A larger problem plaguing the anime is the mere fact that the source material simply isn’t strong. Even in the manga, this is a low point in quality for Dragon Ball. The emphasis on humor coupled with the sheer persistence of General Blue takes an arc that was flowing smoothly from beat to beat and grinds it to a narrative halt with uninteresting action, a lack of genuine tension, and a style of humor the series had seemingly abandoned for the better. The Red Ribbon Army took the series one step forward, but General Blue took it two steps back.
On the subject of heading backward, this portion of the arc also features cameo appearances from Akira Toriyama’s previous manga Dr. Slump. Although this is Toriyama quite literally taking a step back from Dragon Ball, Penguin Village and the cast of Dr. Slump fit surprisingly well in the context of Dragon Ball’s world. Penguin Village is such a wonderfully colorful setting, both in content and tone, that it’s a genuine shame it needs to be associated with General Blue. By this point in the story, Toriyama has more or less given up on the idea of Blue as a legitimate threat, having him suffer at the hands of his previous protagonist, Arale.
At its core, Penguin Village’s cameo is a love letter to Toriyama’s pre-Dragon Ball roots, but the context behind the Red Ribbon Army arc, alongside the insistence on world-building, allows for a blatant Dr. Slump cameo to work regardless of any preconceived familiarity with Toriyama’s previous manga. It is worth mentioning that the lack of quality revolving around General Blue isn’t simply a perceived tonal dissonance within the series, but rather that the context surrounding his character lends itself for a more serious approach. Penguin Village, on the other hand, clearly establishes a comedic tone and thrives off its humor. Who General Blue is and what he does clash without developing a suitable literary juxtaposition.
With that in mind, Penguin Village isn’t some sudden jump in quality that justifies General Blue’s inclusion in the series. In the manga, it certainly does mark an improvement in the arc’s quality, but the anime is held back by a specific characterization choice with General Blue that neither adds to his character nor contributes to the general humor of Goku finding himself in what is effectively an episode of Dr. Slump.
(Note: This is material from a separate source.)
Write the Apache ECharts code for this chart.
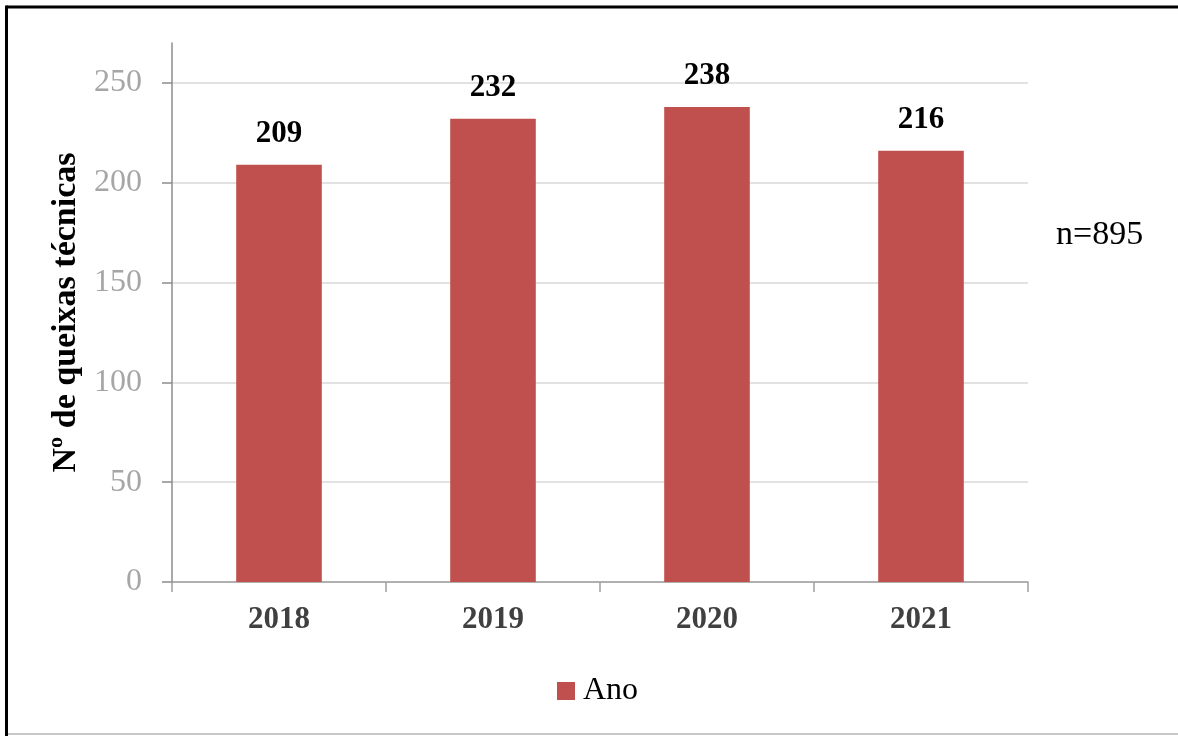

General Blue is Dragon Ball’s only canonically queer character, specifically implied to be gay. While Toriyama does use this to poke fun at Bulma’s expense when she tries to seduce him, this detail is more or less in the background. The anime, however, turns General Blue into a pedophile, lusting after Dr. Slump mainstay Obotchaman, a robot designed to look like a young boy. This change to General Blue is entirely in poor taste, adding absolutely nothing to the character and souring an otherwise charming cameo.
When it comes down to it, General Blue outstays his welcome. Colonel Silver was deliberately dealt with rather quickly while Muscle Tower featured a variety of characters and settings to vary Goku’s adventure, even giving Hatchan an arc of his own to compliment the narrative. With General Blue, the set pieces are strong enough, but there is a distinct lack of progression regarding his many confrontations with Goku, and neither Bulma or Kuririn influence the plot meaningfully. The anime sullies what good his character may have while extending an already lengthy portion of the arc with filler. General Blue simultaneously feels overused and underutilized, which would amount to a complete waste of time if not for one key story beat: the introduction of Taopaipai.